* **Data provided**
#####

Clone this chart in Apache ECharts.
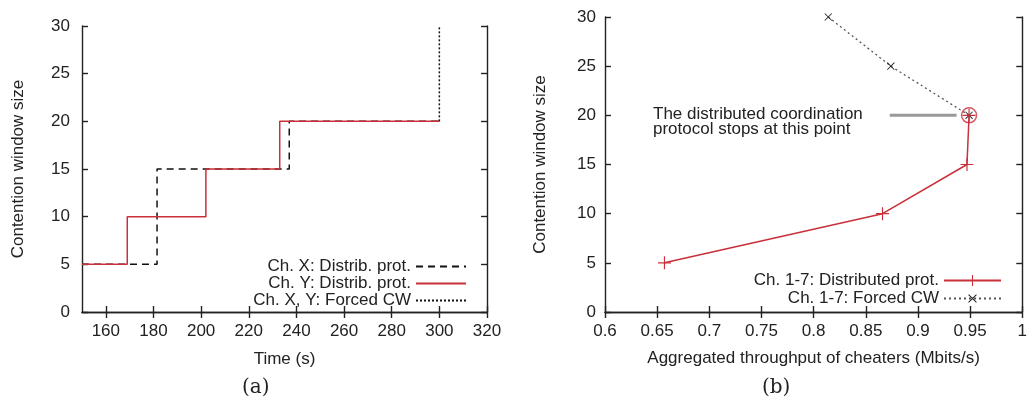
<!DOCTYPE html>
<html>
<head>
<meta charset="utf-8">
<script src="https://cdn.jsdelivr.net/npm/echarts@6/dist/echarts.min.js"></script>
<style>
  html, body { margin: 0; padding: 0; background: #fff; }
  #main { width: 1030px; height: 405px; }
</style>
</head>
<body>
<div id="main"></div>
<script>
// (a) contention window over time
const chXTime = [150, 181.5, 237, 300];
const chXCw = [5, 15, 20, 20];
const chYTime = [150, 169, 202, 233, 300];
const chYCw = [5, 10, 15, 20, 20];
const forcedTime = [300, 300];
const forcedCw = [20, 30];
const timeTicks = [160, 180, 200, 220, 240, 260, 280, 300, 320];

// (b) throughput vs contention window
const distThroughput = [0.657, 0.866, 0.947, 0.949];
const distCw = [5, 10, 15, 20];
const forcedThroughput = [0.949, 0.874, 0.814];
const forcedCwB = [20, 25, 30];
const stopPoint = [0.949, 20];
const pointerX = [0.873, 0.937];

const FONT = "'Liberation Sans', Arial, sans-serif";
const RED = '#c9303a';
const pair = (xs, ys) => xs.map((x, i) => [x, ys[i]]);

const plusPath = 'path://M-1,-0.09H1V0.09H-1Z M-0.09,-1H0.09V1H-0.09Z';

const labelStyle = {color: '#222', fontSize: 17, fontFamily: FONT};
const tickIn = {inside: true, length: 6, lineStyle: {color: '#222', width: 1.4}};
const axLine = {show: true, lineStyle: {color: '#222', width: 1.4}};

function xAxes(gridIndex, min, max, ticks, interval, name, nameGap) {
  const base = {
    type: 'value', gridIndex, min, max, splitLine: {show: false},
    axisLine: axLine
  };
  if (interval) base.interval = interval;
  const bottom = Object.assign({}, base, {
    position: 'bottom',
    axisTick: Object.assign({}, tickIn, ticks ? {customValues: ticks} : {}),
    axisLabel: Object.assign({}, labelStyle, {margin: 11}, ticks ? {customValues: ticks} : {}),
    name, nameLocation: 'middle', nameGap,
    nameTextStyle: {color: '#222', fontSize: 17, fontFamily: FONT}
  });
  const top = Object.assign({}, base, {
    position: 'top',
    axisTick: Object.assign({}, tickIn, ticks ? {customValues: ticks} : {}),
    axisLabel: {show: false}
  });
  return [bottom, top];
}

function yAxes(gridIndex, nameGap, margin) {
  const base = {
    type: 'value', gridIndex, min: 0, max: 30, interval: 5,
    splitLine: {show: false}, axisLine: axLine, axisTick: tickIn
  };
  return [
    Object.assign({}, base, {
      position: 'left',
      axisLabel: Object.assign({}, labelStyle, {margin}),
      name: 'Contention window size', nameLocation: 'middle', nameGap,
      nameTextStyle: {color: '#222', fontSize: 17, fontFamily: FONT}
    }),
    Object.assign({}, base, {position: 'right', axisLabel: {show: false}})
  ];
}

const xa = xAxes(0, 150, 320, timeTicks, null, 'Time (s)', 39);
const xb = xAxes(1, 0.6, 1, null, 0.05, 'Aggregated throughput of cheaters (Mbits/s)', 38);
const ya = yAxes(0, 55, 12);
const yb = yAxes(1, 56, 9);

const legendText = {color: '#222', fontSize: 17, fontFamily: FONT};
function legendRow(name, right, top, width, hideSymbol) {
  const row = {
    data: [name], orient: 'horizontal', align: 'right', right, top,
    itemWidth: width, itemHeight: 14, selectedMode: false, padding: 0,
    textStyle: legendText
  };
  if (hideSymbol) row.itemStyle = {opacity: 0};
  return row;
}

const chart = echarts.init(document.getElementById('main'), null, {renderer: 'canvas'});
chart.setOption({
  animation: false,
  backgroundColor: '#fff',
  grid: [
    {left: 82, top: 26, width: 405, height: 286},
    {left: 605, top: 17, width: 420, height: 295}
  ],
  xAxis: [xa[0], xa[1], xb[0], xb[1]],
  yAxis: [ya[0], ya[1], yb[0], yb[1]],
  legend: [
    legendRow('Ch. X: Distrib. prot.', 563, 258, 50, true),
    legendRow('Ch. Y: Distrib. prot.', 563, 275, 50, true),
    legendRow('Ch. X, Y: Forced CW', 563, 292, 50, true),
    legendRow('Ch. 1-7: Distributed prot.', 28, 272, 57, false),
    legendRow('Ch. 1-7: Forced CW', 28, 290, 57, false)
  ],
  graphic: [
    {type: 'text', left: 653, top: 106, style: {
      text: 'The distributed coordination\nprotocol stops at this point',
      fill: '#222', font: '17px ' + FONT, lineHeight: 15
    }},
    {type: 'text', left: 242, top: 378, style: {text: '(a)', fill: '#222', font: '20px "DejaVu Serif", serif'}},
    {type: 'text', left: 762, top: 378, style: {text: '(b)', fill: '#222', font: '20px "DejaVu Serif", serif'}}
  ],
  series: [
    {
      name: 'Ch. X: Distrib. prot.', type: 'line', step: 'end',
      xAxisIndex: 0, yAxisIndex: 0, symbol: 'none',
      data: pair(chXTime, chXCw),
      lineStyle: {color: '#111', width: 1.5, type: [7, 5]},
      itemStyle: {color: '#111'}
    },
    {
      name: 'Ch. Y: Distrib. prot.', type: 'line', step: 'end',
      xAxisIndex: 0, yAxisIndex: 0, symbol: 'none',
      data: pair(chYTime, chYCw),
      lineStyle: {color: RED, width: 1.5},
      itemStyle: {color: RED}
    },
    {
      name: 'Ch. X, Y: Forced CW', type: 'line',
      xAxisIndex: 0, yAxisIndex: 0, symbol: 'none',
      data: pair(forcedTime, forcedCw),
      lineStyle: {color: '#111', width: 1.5, type: [2, 2]},
      itemStyle: {color: '#111'}
    },
    {
      name: 'pointer', type: 'line',
      xAxisIndex: 2, yAxisIndex: 2, symbol: 'none', silent: true,
      data: pointerX.map(x => [x, stopPoint[1]]),
      lineStyle: {color: '#999', width: 3}
    },
    {
      name: 'Ch. 1-7: Forced CW', type: 'line',
      xAxisIndex: 2, yAxisIndex: 2, clip: false,
      symbol: plusPath, symbolSize: 10, symbolRotate: 45,
      data: pair(forcedThroughput, forcedCwB),
      lineStyle: {color: '#555', width: 1.3, type: [2, 3]},
      itemStyle: {color: '#222'}
    },
    {
      name: 'Ch. 1-7: Distributed prot.', type: 'line',
      xAxisIndex: 2, yAxisIndex: 2,
      symbol: plusPath, symbolSize: 13,
      data: pair(distThroughput, distCw),
      lineStyle: {color: RED, width: 1.5},
      itemStyle: {color: RED}
    },
    {
      name: 'stop', type: 'scatter',
      xAxisIndex: 2, yAxisIndex: 2, silent: true,
      symbol: 'circle', symbolSize: 15,
      data: [stopPoint],
      itemStyle: {color: 'rgba(0,0,0,0)', borderColor: RED, borderWidth: 1.5}
    }
  ]
});
</script>
</body>
</html>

#####

Using the data above, write out every line exactly, leaving the images behind.

Clone this chart in Apache ECharts.
<!DOCTYPE html>
<html>
<head>
<meta charset="utf-8">
<script src="https://cdn.jsdelivr.net/npm/echarts@6/dist/echarts.min.js"></script>
<style>
  html, body { margin: 0; padding: 0; background: #fff; }
  #main { width: 1030px; height: 405px; }
</style>
</head>
<body>
<div id="main"></div>
<script>
// (a) contention window over time
const chXTime = [150, 181.5, 237, 300];
const chXCw = [5, 15, 20, 20];
const chYTime = [150, 169, 202, 233, 300];
const chYCw = [5, 10, 15, 20, 20];
const forcedTime = [300, 300];
const forcedCw = [20, 30];
const timeTicks = [160, 180, 200, 220, 240, 260, 280, 300, 320];

// (b) throughput vs contention window
const distThroughput = [0.657, 0.866, 0.947, 0.949];
const distCw = [5, 10, 15, 20];
const forcedThroughput = [0.949, 0.874, 0.814];
const forcedCwB = [20, 25, 30];
const stopPoint = [0.949, 20];
const pointerX = [0.873, 0.937];

const FONT = "'Liberation Sans', Arial, sans-serif";
const RED = '#c9303a';
const pair = (xs, ys) => xs.map((x, i) => [x, ys[i]]);

const plusPath = 'path://M-1,-0.09H1V0.09H-1Z M-0.09,-1H0.09V1H-0.09Z';

const labelStyle = {color: '#222', fontSize: 17, fontFamily: FONT};
const tickIn = {inside: true, length: 6, lineStyle: {color: '#222', width: 1.4}};
const axLine = {show: true, lineStyle: {color: '#222', width: 1.4}};

function xAxes(gridIndex, min, max, ticks, interval, name, nameGap) {
  const base = {
    type: 'value', gridIndex, min, max, splitLine: {show: false},
    axisLine: axLine
  };
  if (interval) base.interval = interval;
  const bottom = Object.assign({}, base, {
    position: 'bottom',
    axisTick: Object.assign({}, tickIn, ticks ? {customValues: ticks} : {}),
    axisLabel: Object.assign({}, labelStyle, {margin: 11}, ticks ? {customValues: ticks} : {}),
    name, nameLocation: 'middle', nameGap,
    nameTextStyle: {color: '#222', fontSize: 17, fontFamily: FONT}
  });
  const top = Object.assign({}, base, {
    position: 'top',
    axisTick: Object.assign({}, tickIn, ticks ? {customValues: ticks} : {}),
    axisLabel: {show: false}
  });
  return [bottom, top];
}

function yAxes(gridIndex, nameGap, margin) {
  const base = {
    type: 'value', gridIndex, min: 0, max: 30, interval: 5,
    splitLine: {show: false}, axisLine: axLine, axisTick: tickIn
  };
  return [
    Object.assign({}, base, {
      position: 'left',
      axisLabel: Object.assign({}, labelStyle, {margin}),
      name: 'Contention window size', nameLocation: 'middle', nameGap,
      nameTextStyle: {color: '#222', fontSize: 17, fontFamily: FONT}
    }),
    Object.assign({}, base, {position: 'right', axisLabel: {show: false}})
  ];
}

const xa = xAxes(0, 150, 320, timeTicks, null, 'Time (s)', 39);
const xb = xAxes(1, 0.6, 1, null, 0.05, 'Aggregated throughput of cheaters (Mbits/s)', 38);
const ya = yAxes(0, 55, 12);
const yb = yAxes(1, 56, 9);

const legendText = {color: '#222', fontSize: 17, fontFamily: FONT};
function legendRow(name, right, top, width, hideSymbol) {
  const row = {
    data: [name], orient: 'horizontal', align: 'right', right, top,
    itemWidth: width, itemHeight: 14, selectedMode: false, padding: 0,
    textStyle: legendText
  };
  if (hideSymbol) row.itemStyle = {opacity: 0};
  return row;
}

const chart = echarts.init(document.getElementById('main'), null, {renderer: 'canvas'});
chart.setOption({
  animation: false,
  backgroundColor: '#fff',
  grid: [
    {left: 82, top: 26, width: 405, height: 286},
    {left: 605, top: 17, width: 420, height: 295}
  ],
  xAxis: [xa[0], xa[1], xb[0], xb[1]],
  yAxis: [ya[0], ya[1], yb[0], yb[1]],
  legend: [
    legendRow('Ch. X: Distrib. prot.', 563, 258, 50, true),
    legendRow('Ch. Y: Distrib. prot.', 563, 275, 50, true),
    legendRow('Ch. X, Y: Forced CW', 563, 292, 50, true),
    legendRow('Ch. 1-7: Distributed prot.', 28, 272, 57, false),
    legendRow('Ch. 1-7: Forced CW', 28, 290, 57, false)
  ],
  graphic: [
    {type: 'text', left: 653, top: 106, style: {
      text: 'The distributed coordination\nprotocol stops at this point',
      fill: '#222', font: '17px ' + FONT, lineHeight: 15
    }},
    {type: 'text', left: 242, top: 378, style: {text: '(a)', fill: '#222', font: '20px "DejaVu Serif", serif'}},
    {type: 'text', left: 762, top: 378, style: {text: '(b)', fill: '#222', font: '20px "DejaVu Serif", serif'}}
  ],
  series: [
    {
      name: 'Ch. X: Distrib. prot.', type: 'line', step: 'end',
      xAxisIndex: 0, yAxisIndex: 0, symbol: 'none',
      data: pair(chXTime, chXCw),
      lineStyle: {color: '#111', width: 1.5, type: [7, 5]},
      itemStyle: {color: '#111'}
    },
    {
      name: 'Ch. Y: Distrib. prot.', type: 'line', step: 'end',
      xAxisIndex: 0, yAxisIndex: 0, symbol: 'none',
      data: pair(chYTime, chYCw),
      lineStyle: {color: RED, width: 1.5},
      itemStyle: {color: RED}
    },
    {
      name: 'Ch. X, Y: Forced CW', type: 'line',
      xAxisIndex: 0, yAxisIndex: 0, symbol: 'none',
      data: pair(forcedTime, forcedCw),
      lineStyle: {color: '#111', width: 1.5, type: [2, 2]},
      itemStyle: {color: '#111'}
    },
    {
      name: 'pointer', type: 'line',
      xAxisIndex: 2, yAxisIndex: 2, symbol: 'none', silent: true,
      data: pointerX.map(x => [x, stopPoint[1]]),
      lineStyle: {color: '#999', width: 3}
    },
    {
      name: 'Ch. 1-7: Forced CW', type: 'line',
      xAxisIndex: 2, yAxisIndex: 2, clip: false,
      symbol: plusPath, symbolSize: 10, symbolRotate: 45,
      data: pair(forcedThroughput, forcedCwB),
      lineStyle: {color: '#555', width: 1.3, type: [2, 3]},
      itemStyle: {color: '#222'}
    },
    {
      name: 'Ch. 1-7: Distributed prot.', type: 'line',
      xAxisIndex: 2, yAxisIndex: 2,
      symbol: plusPath, symbolSize: 13,
      data: pair(distThroughput, distCw),
      lineStyle: {color: RED, width: 1.5},
      itemStyle: {color: RED}
    },
    {
      name: 'stop', type: 'scatter',
      xAxisIndex: 2, yAxisIndex: 2, silent: true,
      symbol: 'circle', symbolSize: 15,
      data: [stopPoint],
      itemStyle: {color: 'rgba(0,0,0,0)', borderColor: RED, borderWidth: 1.5}
    }
  ]
});
</script>
</body>
</html>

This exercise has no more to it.